Apache Spark !!Intro

Apache Spark has emerged as a leading big data processing framework due to its speed, ease of use, and versatility. At the heart of Spark are its core functionalities and commands, which enable users to perform a wide range of data processing tasks efficiently. In this blog, we'll delve into the basics of Spark functions and commands, shedding light on how they work and how they are used in various scenarios.

1. Transformations and Actions:

  • Transformations: Transformations in Spark are operations that produce a new resilient distributed dataset (RDD) by applying a function to each element of the source RDD. Examples include map, filter, flatMap, groupByKey, reduceByKey, etc.

  • Actions: Actions are operations that trigger the execution of transformations and return a result to the driver program or write data to an external storage system. Examples include collect, count, reduce, saveAsTextFile, foreach, etc.

2. RDD Operations:

  • RDD Creation: Spark allows users to create RDDs from various data sources such as HDFS, local file systems, Cassandra, HBase, JSON, CSV, etc., using methods like parallelize, textFile, wholeTextFiles, etc.

  • RDD Transformation: Users can apply transformations like map, filter, flatMap, reduceByKey, join, sortByKey, etc., to process data within RDDs and generate new RDDs.

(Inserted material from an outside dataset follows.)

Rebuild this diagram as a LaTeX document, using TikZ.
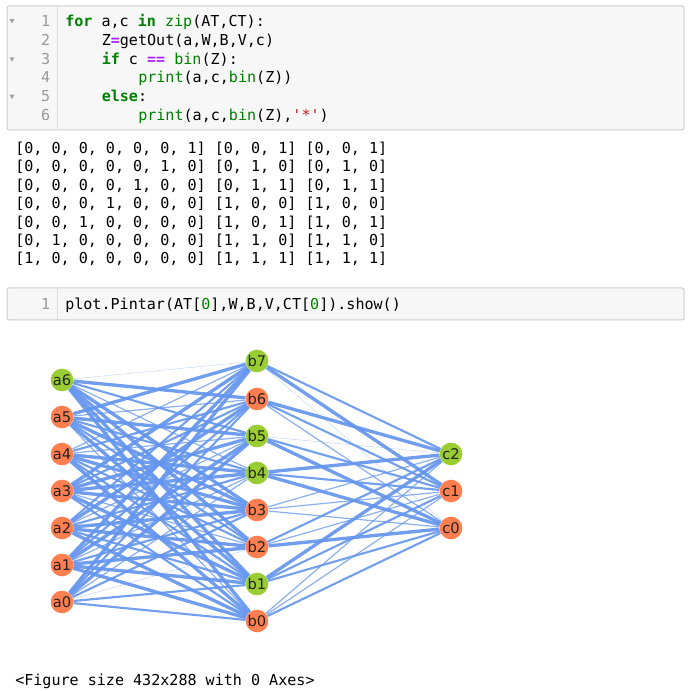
\documentclass[tikz,border=0pt]{standalone}
\usepackage{fontspec}
\newfontfamily\mono{DejaVu Sans Mono}
\newfontfamily\lab{DejaVu Sans}
\usetikzlibrary{backgrounds}
\definecolor{cellbg}{HTML}{F7F7F7}
\definecolor{cellborder}{HTML}{CFCFCF}
\definecolor{gutline}{HTML}{DDDDDD}
\definecolor{lnum}{HTML}{999999}
\definecolor{kwc}{HTML}{008000}
\definecolor{opc}{HTML}{AA22FF}
\definecolor{stc}{HTML}{BA2121}
\definecolor{edgec}{HTML}{6495ED}
\definecolor{nodeg}{HTML}{9ACD32}
\definecolor{nodeo}{HTML}{FF7F50}
\definecolor{labc}{HTML}{222222}
\newcommand{\kw}[1]{{\bfseries\color{kwc}#1}}
\newcommand{\bi}[1]{{\color{kwc}#1}}
\newcommand{\opr}[1]{{\bfseries\color{opc}#1}}
\newcommand{\str}[1]{{\color{stc}#1}}
\tikzset{
  cellbox/.style={fill=cellbg, draw=cellborder, line width=0.75pt, rounded corners=1.5pt},
  gut/.style={draw=gutline, line width=0.75pt},
  codetxt/.style={anchor=base west, inner sep=0pt, font=\mono\fontsize{11.3}{14}\selectfont, text=black},
  lnumtxt/.style={anchor=base east, inner sep=0pt, font=\mono\fontsize{11.3}{14}\selectfont, text=lnum},
  fold/.style={fill=lnum!90},
  gn/.style={circle, fill=nodeg, minimum size=17pt, inner sep=0pt, font=\lab\fontsize{11}{12}\selectfont, text=labc},
  on/.style={circle, fill=nodeo, minimum size=17pt, inner sep=0pt, font=\lab\fontsize{11}{12}\selectfont, text=labc},
  e1/.style={draw=edgec, line width=0.5pt, opacity=0.3},
  e2/.style={draw=edgec, line width=0.9pt, opacity=0.75},
  e3/.style={draw=edgec, line width=1.6pt, opacity=0.9},
  e4/.style={draw=edgec, line width=2.5pt, opacity=0.92},
}
\begin{document}
\begin{tikzpicture}[x=0.75pt, y=-0.75pt]
\useasboundingbox (0,0) rectangle (692,691);
% ---- code cell 1
\draw[cellbox] (7,6) rectangle (684,130);
\draw[gut] (57,6.5) -- (57,129.5);
\foreach \n/\y in {1/26.5,2/45.3,3/64.1,4/82.9,5/101.7,6/120.5}
  \node[lnumtxt] (ln\n) at (50.5,\y) {\n};
\foreach \y in {21,59.3,96.7}
  \fill[fold] (9.5,\y-2) -- (14.5,\y-2) -- (12,\y+2.5) -- cycle;
\node[codetxt] (c1) at (65,26.5) {\kw{for} a,c \kw{in} \bi{zip}(AT,CT):};
\node[codetxt] (c2) at (101.5,45.3) {Z\opr{=}getOut(a,W,B,V,c)};
\node[codetxt] (c3) at (101.5,64.1) {\kw{if} c \opr{==} \bi{bin}(Z):};
\node[codetxt] (c4) at (138,82.9) {\bi{print}(a,c,\bi{bin}(Z))};
\node[codetxt] (c5) at (101.5,101.7) {\kw{else}:};
\node[codetxt] (c6) at (138,120.5) {\bi{print}(a,c,\bi{bin}(Z),\str{'*'})};
% ---- output
\node[codetxt] (o1) at (15,153.5) {[0, 0, 0, 0, 0, 0, 1] [0, 0, 1] [0, 0, 1]};
\node[codetxt] (o2) at (15,171.9) {[0, 0, 0, 0, 0, 1, 0] [0, 1, 0] [0, 1, 0]};
\node[codetxt] (o3) at (15,190.3) {[0, 0, 0, 0, 1, 0, 0] [0, 1, 1] [0, 1, 1]};
\node[codetxt] (o4) at (15,208.7) {[0, 0, 0, 1, 0, 0, 0] [1, 0, 0] [1, 0, 0]};
\node[codetxt] (o5) at (15,227.1) {[0, 0, 1, 0, 0, 0, 0] [1, 0, 1] [1, 0, 1]};
\node[codetxt] (o6) at (15,245.5) {[0, 1, 0, 0, 0, 0, 0] [1, 1, 0] [1, 1, 0]};
\node[codetxt] (o7) at (15,263.9) {[1, 0, 0, 0, 0, 0, 0] [1, 1, 1] [1, 1, 1]};
% ---- code cell 2
\draw[cellbox] (7,288) rectangle (684,320);
\draw[gut] (57,288.5) -- (57,319.5);
\node[lnumtxt] (ln21) at (50.5,310) {1};
\node[codetxt] (c21) at (65,310) {plot.Pintar(AT[\bi{0}],W,B,V,CT[\bi{0}]).show()};
% ---- graph nodes
\foreach \i/\y/\s in {6/380/gn,5/417/on,4/454/on,3/491/on,2/528/on,1/565/on,0/602/on}
  \node[\s] (a\i) at (62,\y) {a\i};
\foreach \i/\y/\s in {7/361/gn,6/399/on,5/436/gn,4/473/gn,3/510/on,2/547/on,1/584/gn,0/621/on}
  \node[\s] (b\i) at (257,\y) {b\i};
\foreach \i/\y/\s in {2/454/gn,1/491/on,0/528/on}
  \node[\s] (c\i) at (451,\y) {c\i};
% ---- graph edges
\begin{pgfonlayer}{background}
\foreach \i/\j/\w in {
  6/7/1,6/6/4,6/5/3,6/4/2,6/3/4,6/2/4,6/1/4,6/0/4,
  5/7/4,5/6/2,5/5/4,5/4/3,5/3/4,5/2/3,5/1/4,5/0/2,
  4/7/2,4/6/3,4/5/2,4/4/4,4/3/4,4/2/3,4/1/3,4/0/4,
  3/7/4,3/6/3,3/5/4,3/4/4,3/3/4,3/2/2,3/1/4,3/0/3,
  2/7/3,2/6/4,2/5/2,2/4/3,2/3/4,2/2/4,2/1/3,2/0/4,
  1/7/4,1/6/3,1/5/4,1/4/2,1/3/3,1/2/4,1/1/4,1/0/4,
  0/7/4,0/6/3,0/5/4,0/4/2,0/3/3,0/2/1,0/1/3,0/0/3}
  \draw[e\w] (a\i) -- (b\j);
\foreach \i/\j/\w in {
  7/2/3,7/1/4,7/0/1,
  6/2/4,6/1/3,6/0/2,
  5/2/1,5/1/3,5/0/4,
  4/2/4,4/1/3,4/0/4,
  3/2/2,3/1/2,3/0/2,
  2/2/3,2/1/2,2/0/4,
  1/2/4,1/1/3,1/0/3,
  0/2/2,0/1/2,0/0/3}
  \draw[e\w] (b\i) -- (c\j);
\end{pgfonlayer}
% ---- footer
\node[codetxt] (fig) at (15,685.5) {<Figure size 432x288 with 0 Axes>};
\end{tikzpicture}
\end{document}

  • RDD Action: Actions like collect, count, first, take, saveAsTextFile, foreach, etc., are used to trigger the execution of transformations and produce results.

3. DataFrame Operations:

  • DataFrame Creation: DataFrames in Spark represent structured data and can be created from various sources like RDDs, Hive tables, JSON, CSV, Parquet, etc., using APIs like spark.read, spark.sql, etc.

  • DataFrame Transformation: DataFrame transformations include operations like select, filter, groupBy, orderBy, join, agg, withColumn, etc., for data manipulation and transformation.

  • DataFrame Action: Actions such as show, collect, count, write, writeStream, foreach, etc., are used to trigger execution and retrieve results from DataFrames.

4. SQL Operations:

  • Spark SQL allows users to execute SQL queries on structured data using Spark SQL APIs. Users can create and manipulate DataFrames and tables, run SQL queries, and perform aggregations, joins, and other operations similar to traditional databases.

Conclusion: Mastering the basics of Spark functions and commands is essential for efficiently processing and analyzing large-scale data sets. By understanding transformations, actions, RDD operations, DataFrame operations, and SQL operations, users can leverage the full power of Apache Spark to tackle diverse data processing challenges effectively.